In an interview with BBC News before the London conference, Jordan’s monarch, King Abdullah II, said that the “psyche of the Jordanian people, I think, it has gotten to the boiling point.” If the country does not receive significant long-term support, he said, “We are going to have to look at things in a different way.”
“How can we be a contributor to regional stability if we are let down by the international community?” Abdullah asked.
The appeal, with its vague threat, had the intended effect: More than $10 billion was raised at the London conference, exceeding estimates. The largess was partly driven by the growing alarm in Europe over the number of refugees there and the desire to keep them in border countries.
But despite the ambitious proposals, the international aid is still widely regarded in Jordan as a short-term fix to a much deeper economic problem, as well as an attempt by Western nations to buy Jordan’s continued forbearance in order to ensure the refugees never reach their own shores.
The government promises to somehow lure new investment, but local and foreign funding are increasingly scarce because of regional turmoil, said Samer Tawil, a former economy minister.
“We have five ‘free economic zones,’ ” he said. “They are not creating jobs. There is hardly an investor there. There are no shipping lines from here to the rest of the world. The Syrian border is closed. The Iraqi border is closed.”
“How can we find jobs for Syrians, unless we want to open our labor market and treat them as nationals?” Mr. Tawil asked. “In that case, people will fire Jordanians to hire a cheaper Syrian.”
Others have made more direct appeals to nationalism, saying the refugees will upset the delicate balance in Jordan between so-called East Bank Jordanians and citizens of Palestinian origin. Bassam Btoush, a member of Parliament, said that the government had been too “flexible” in accommodating the refugees and should have restricted them to camps.

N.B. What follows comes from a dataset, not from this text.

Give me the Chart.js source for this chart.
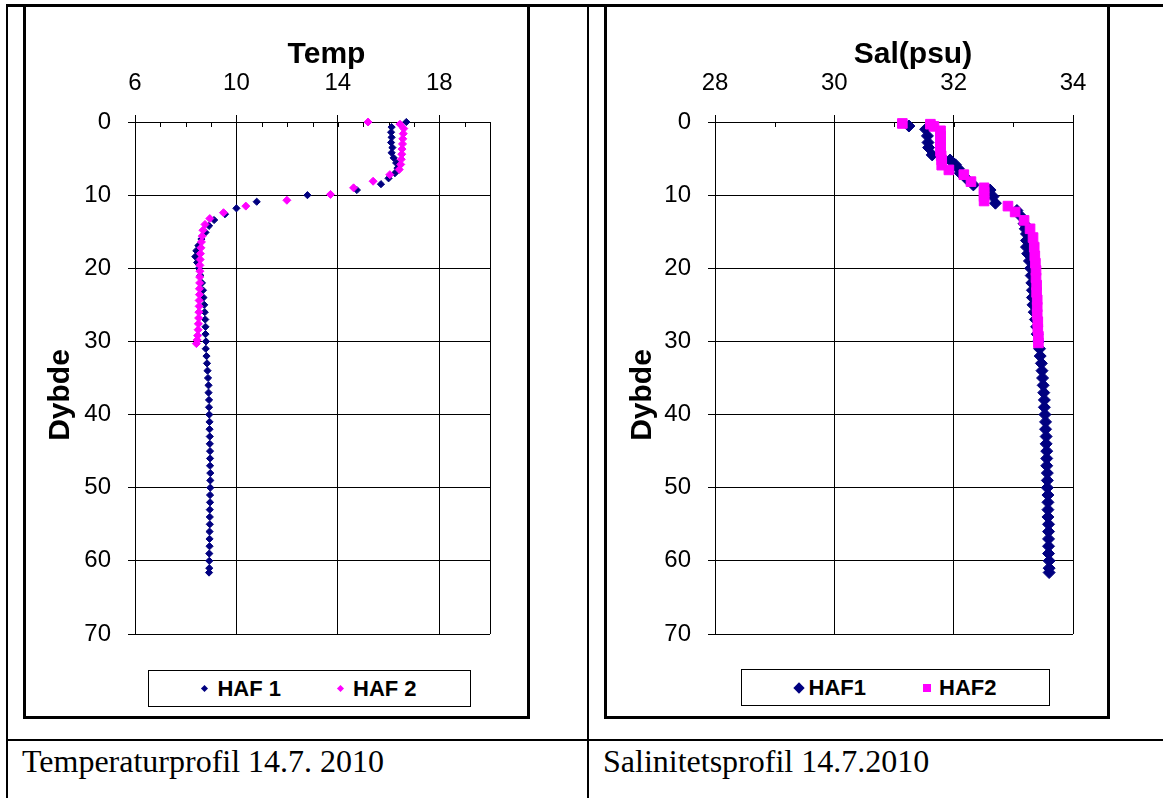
<!DOCTYPE html>
<html>
<head>
<meta charset="utf-8">
<title>HAF profiler 14.7.2010</title>
<script src="https://cdn.jsdelivr.net/npm/chart.js@4.4.0/dist/chart.umd.min.js"></script>
<style>
    body { margin: 0; width: 1163px; height: 798px; overflow: hidden; position: relative; background: #fff; }
    .rule { position: absolute; background: #000; }
    .frame { position: absolute; border: 3px solid #000; box-sizing: border-box; }
    canvas { position: absolute; }
    .legend { position: absolute; box-sizing: border-box; border: 1px solid #000; background: #fff;
              display: flex; align-items: center; justify-content: center;
              font: bold 22px Arial, "Liberation Sans", sans-serif; color: #000; }
    .legend .item { display: flex; align-items: center; }
    .legend .item + .item { margin-left: 57px; }
    .legend .mark { display: inline-block; }
    .caption { position: absolute; font: 32px "Times New Roman", "Liberation Serif", serif; line-height: 32px; color: #000; white-space: nowrap; }
</style>
</head>
<body>
<div class="rule" style="left:6px;top:4px;width:1157px;height:3px"></div>
<div class="rule" style="left:6px;top:4px;width:2px;height:794px"></div>
<div class="rule" style="left:587px;top:4px;width:2px;height:794px"></div>
<div class="rule" style="left:6px;top:739px;width:1157px;height:2px"></div>

<div class="frame" style="left:23px;top:4px;width:507px;height:715px"></div>
<canvas id="temp" width="501" height="709" style="left:26px;top:7px"></canvas>
<div class="legend" id="tempLegend" style="left:148px;top:670px;width:323px;height:37px"></div>

<div class="frame" style="left:604px;top:4px;width:506px;height:715px"></div>
<canvas id="sal" width="500" height="709" style="left:607px;top:7px"></canvas>
<div class="legend" id="salLegend" style="left:741px;top:669px;width:309px;height:37px"></div>

<div class="caption" style="left:22px;top:745px">Temperaturprofil 14.7. 2010</div>
<div class="caption" style="left:603px;top:745px">Salinitetsprofil 14.7.2010</div>

<script>
// temperature profile, station HAF 1 (depth m / deg C)
var tempDepth1 = [0, 0.7, 1.4, 2.1, 2.8, 3.5, 4.2, 4.9, 5.6, 6.3,
    7.0, 7.7, 8.5, 9.3, 10.0, 10.9, 11.8, 12.6, 13.4, 14.2,
    15.1, 16.0, 16.9, 17.6, 18.4, 19.2, 20,
    21, 22, 23, 24, 25, 26, 27, 28, 29, 30,
    31, 32, 33, 34, 35, 36, 37, 38, 39, 40,
    41, 42, 43, 44, 45, 46, 47, 48, 49, 50,
    51, 52, 53, 54, 55, 56, 57, 58, 59, 60,
    61, 61.6];
var tempHaf1 = [16.7, 16.12, 16.1, 16.12, 16.1, 16.15, 16.12, 16.2, 16.3, 16.35,
    16.25, 16.0, 15.7, 14.75, 12.8, 10.8, 10.0, 9.55, 9.12, 8.92,
    8.78, 8.62, 8.5, 8.42, 8.38, 8.45, 8.52,
    8.58, 8.64, 8.68, 8.7, 8.73, 8.75, 8.77, 8.78, 8.78, 8.8,
    8.79, 8.82, 8.84, 8.86, 8.88, 8.9, 8.9, 8.92, 8.92, 8.93,
    8.94, 8.94, 8.95, 8.95, 8.96, 8.96, 8.96, 8.97, 8.97, 8.97,
    8.96, 8.96, 8.95, 8.95, 8.95, 8.94, 8.94, 8.94, 8.93, 8.93,
    8.93, 8.92];

// temperature profile, station HAF 2
var tempDepth2 = [0, 0.3, 0.9, 1.6, 2.3, 3.0, 3.7, 4.4, 5.1, 5.8,
    6.5, 7.2, 8.1, 9.0, 9.9, 10.7, 11.5, 12.4, 13.2, 14.0,
    14.8, 15.6, 16.4, 17.2, 18.0, 18.8, 19.6, 20.4, 21.2, 22.0,
    22.8, 23.6, 24.4, 25.2, 26.0, 26.8, 27.6, 28.4, 29.2, 29.8,
    30.3];
var tempHaf2 = [15.19, 16.45, 16.6, 16.58, 16.56, 16.55, 16.53, 16.52, 16.5, 16.48,
    16.42, 16.05, 15.39, 14.62, 13.71, 11.99, 10.37, 9.49, 8.95, 8.76,
    8.68, 8.65, 8.62, 8.6, 8.58, 8.57, 8.56, 8.56, 8.55, 8.55,
    8.54, 8.54, 8.53, 8.53, 8.52, 8.51, 8.5, 8.49, 8.47, 8.45,
    8.42];

// salinity profile, HAF1 (psu)
var salDepth1 = [0.55, 1.0, 1.9, 2.8, 3.5, 4.5, 5.2, 5.85, 6.4, 7.0,
    7.8, 8.6, 9.3, 10.2, 11.1, 12.1, 13.0, 13.9, 14.6, 15.3,
    16.2, 17.1, 18.0, 19.0,
    20, 21, 22, 23, 24, 25, 26, 27, 28, 29,
    30, 31, 32, 33, 34, 35, 36, 37, 38, 39,
    40, 41, 42, 43, 44, 45, 46, 47, 48, 49,
    50, 51, 52, 53, 54, 55, 56, 57, 58, 59,
    60, 61, 61.6];
var salHaf1 = [31.25, 31.53, 31.56, 31.57, 31.58, 31.64, 31.94, 32.03, 32.08, 32.11,
    32.22, 32.33, 32.61, 32.66, 32.7, 33.06, 33.14, 33.18, 33.2, 33.22,
    33.22, 33.22, 33.24, 33.27,
    33.29, 33.3, 33.31, 33.32, 33.32, 33.33, 33.35, 33.37, 33.39, 33.4,
    33.42, 33.44, 33.45, 33.47, 33.48, 33.49, 33.5, 33.51, 33.52, 33.52,
    33.53, 33.54, 33.54, 33.55, 33.55, 33.56, 33.56, 33.56, 33.57, 33.57,
    33.57, 33.58, 33.58, 33.58, 33.58, 33.59, 33.59, 33.59, 33.59, 33.59,
    33.6, 33.6, 33.6];

// salinity profile, HAF2
var salDepth2 = [0.2, 0.3, 0.6, 1.2, 1.9, 2.6, 3.3, 4.0, 4.6, 5.2,
    5.9, 6.55, 7.2, 8.15, 9.0, 9.6, 10.2, 10.8, 11.5, 12.3,
    13.45, 14.6, 15.8, 17.1, 18.3, 19.3, 20.3, 21.3, 22.3, 23.3,
    24.3, 25.3, 26.3, 27.3, 28.3, 29.3, 30.2];
var salHaf2 = [31.14, 31.61, 31.67, 31.78, 31.78, 31.78, 31.78, 31.78, 31.79, 31.8,
    31.8, 31.92, 32.17, 32.29, 32.51, 32.51, 32.51, 32.51, 32.91, 33.03,
    33.18, 33.28, 33.33, 33.35, 33.36, 33.37, 33.38, 33.38, 33.39, 33.39,
    33.4, 33.4, 33.4, 33.41, 33.41, 33.42, 33.42];

var tempTicks = [6, 10, 14, 18];
var salTicks = [28, 30, 32, 34];
var depthTicks = [0, 10, 20, 30, 40, 50, 60, 70];

var navy = '#000080';
var magenta = '#FF00FF';
var fontStack = 'Arial, "Liberation Sans", sans-serif';

Chart.defaults.font.family = fontStack;
Chart.defaults.color = '#000';

var toPoints = function (depths, values) {
    return depths.map(function (d, i) { return { x: values[i], y: d }; });
};

// short inward ticks along the top axis at every whole unit
var innerTicks = {
    id: 'innerTicks',
    beforeDatasetsDraw: function (chart) {
        var ctx = chart.ctx, scale = chart.scales.x, top = chart.chartArea.top;
        ctx.save();
        ctx.strokeStyle = '#000';
        ctx.lineWidth = 1;
        ctx.beginPath();
        scale.ticks.forEach(function (t) {
            var px = Math.round(scale.getPixelForValue(t.value)) + 0.5;
            ctx.moveTo(px, top);
            ctx.lineTo(px, top + 5);
        });
        ctx.stroke();
        ctx.restore();
    }
};

// axis titles, placed the way the spreadsheet does it
var axisTitles = {
    id: 'axisTitles',
    afterDraw: function (chart, args, opts) {
        var ctx = chart.ctx, area = chart.chartArea;
        ctx.save();
        ctx.fillStyle = '#000';
        ctx.font = 'bold 30px ' + fontStack;
        ctx.textAlign = 'center';
        ctx.textBaseline = 'alphabetic';
        ctx.fillText(opts.xText, (area.left + area.right) / 2 + opts.xShift, 56);
        ctx.translate(opts.yBase, (area.top + area.bottom) / 2 + 17);
        ctx.rotate(-Math.PI / 2);
        ctx.fillText(opts.yText, 0, 0);
        ctx.restore();
    }
};

var createProfile = function (id, cfg) {
    var isMajor = function (v) { return cfg.labels.indexOf(v) !== -1; };
    return new Chart(document.getElementById(id), {
        type: 'scatter',
        data: {
            datasets: [{
                label: cfg.names[0],
                data: cfg.series1,
                order: 1,
                clip: false,
                pointStyle: 'rectRot',
                pointRadius: cfg.radius1,
                backgroundColor: navy,
                borderColor: navy,
                borderWidth: 1
            }, {
                label: cfg.names[1],
                data: cfg.series2,
                order: 0,
                clip: false,
                pointStyle: cfg.style2,
                pointRadius: cfg.radius2,
                backgroundColor: magenta,
                borderColor: magenta,
                borderWidth: 1
            }]
        },
        options: {
            responsive: false,
            animation: false,
            events: [],
            layout: { padding: { left: 0, top: 0, right: cfg.padRight, bottom: 82 } },
            plugins: {
                legend: { display: false },
                tooltip: { enabled: false },
                axisTitles: { xText: cfg.xTitle, xShift: cfg.xShift, yText: 'Dybde', yBase: cfg.yBase }
            },
            scales: {
                x: {
                    type: 'linear',
                    position: 'top',
                    min: cfg.min,
                    max: cfg.max,
                    afterFit: function (s) { s.height = 115; },
                    ticks: {
                        stepSize: 1,
                        autoSkip: false,
                        maxRotation: 0,
                        padding: 17,
                        font: { size: 24 },
                        callback: function (v) { return isMajor(v) ? String(v) : ''; }
                    },
                    grid: {
                        tickLength: 7,
                        lineWidth: 1,
                        color: function (c) {
                            var v = c.tick && c.tick.value;
                            return (isMajor(v) || v === cfg.max) ? '#000' : 'rgba(0,0,0,0)';
                        },
                        tickColor: function (c) {
                            return isMajor(c.tick && c.tick.value) ? '#000' : 'rgba(0,0,0,0)';
                        }
                    },
                    border: { color: '#000', width: 1 }
                },
                y: {
                    type: 'linear',
                    reverse: true,
                    min: depthTicks[0],
                    max: depthTicks[depthTicks.length - 1],
                    afterFit: function (s) { s.width = cfg.plotLeft; },
                    ticks: {
                        stepSize: 10,
                        autoSkip: false,
                        padding: 17,
                        font: { size: 24 }
                    },
                    grid: { tickLength: 7, lineWidth: 1, color: '#000', tickColor: '#000' },
                    border: { color: '#000', width: 1 }
                }
            }
        },
        plugins: [innerTicks, axisTitles]
    });
};

var buildLegend = function (id, names, shapes) {
    var box = document.getElementById(id);
    var colors = [navy, magenta];
    names.forEach(function (name, i) {
        var item = document.createElement('span');
        item.className = 'item';
        var mark = document.createElement('span');
        mark.className = 'mark';
        var s = shapes[i];
        mark.style.width = s.size + 'px';
        mark.style.height = s.size + 'px';
        mark.style.background = colors[i];
        mark.style.marginRight = s.gap + 'px';
        if (s.diamond) mark.style.transform = 'rotate(45deg)';
        item.appendChild(mark);
        item.appendChild(document.createTextNode(name));
        box.appendChild(item);
    });
};

createProfile('temp', {
    names: ['HAF 1', 'HAF 2'],
    series1: toPoints(tempDepth1, tempHaf1),
    series2: toPoints(tempDepth2, tempHaf2),
    radius1: 3.6,
    radius2: 4.0,
    style2: 'rectRot',
    min: 6,
    max: 20,
    labels: tempTicks,
    plotLeft: 109,
    padRight: 37,
    xTitle: 'Temp',
    xShift: 14,
    yBase: 43
});

createProfile('sal', {
    names: ['HAF1', 'HAF2'],
    series1: toPoints(salDepth1, salHaf1),
    series2: toPoints(salDepth2, salHaf2),
    radius1: 6.0,
    radius2: 6.8,
    style2: 'rect',
    min: 28,
    max: 34,
    labels: salTicks,
    plotLeft: 108,
    padRight: 34,
    xTitle: 'Sal(psu)',
    xShift: 19,
    yBase: 44
});

buildLegend('tempLegend', ['HAF 1', 'HAF 2'], [
    { size: 5, gap: 10, diamond: true },
    { size: 5, gap: 10, diamond: true }
]);
buildLegend('salLegend', ['HAF1', 'HAF2'], [
    { size: 8, gap: 6, diamond: true },
    { size: 8, gap: 8, diamond: false }
]);
</script>
</body>
</html>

“They will settle here and become nationalized,” he said, cautioning that such a move would further dilute the privileges of East Bank Jordanians.
Such warnings have put growing pressure on the government, and possibly put the refugees at greater risk, aid workers say.
In a recent report, the Norwegian Refugee Council warned that new restrictions in the nations bordering Syria had made the country’s 4.3 million refugees more vulnerable than ever. The Lebanese borders are effectively closed, and costly new regulations threaten the legal residency status of hundreds of thousands of Syrians already in Lebanon.
The Jordanian frontier has also been all but sealed, resulting in “at least three major buildups of asylum seekers along the inhospitable informal northeastern borders, the latest with a reported 16,000 refugees,” the group said.
“There is no question that Jordan has been shouldering this problem on their own for all these years, and it is straining the resources of the country,” said Karl Schembri, a spokesman for the group based in Amman, the Jordanian capital. “No country in the world was ever prepared for these influxes of refugees.”
But the Syrians were faced with “an impossible situation,” Mr. Schembri said. Nearly half of the refugees the group has interviewed want to leave Jordan. But the odds of reaching Europe are long, and they are loath to return to the stampeding violence at home.
Mohamed Masalmeh, 70, a Syrian who has been waiting out the war with his family in Ramtha for four years, is barely scraping by, and hardly, it seems, straining the resources of the state. He supports himself, his wife and three granddaughters with the help of United Nations assistance that only just covers the rent.
“We thought it would be six months, a year,” he said. His granddaughters, whose father was killed in the war, barely know anything about Syria.
He does not intend on staying, as some Jordanians fear. “If there is any peace, we’ll go back,” he said.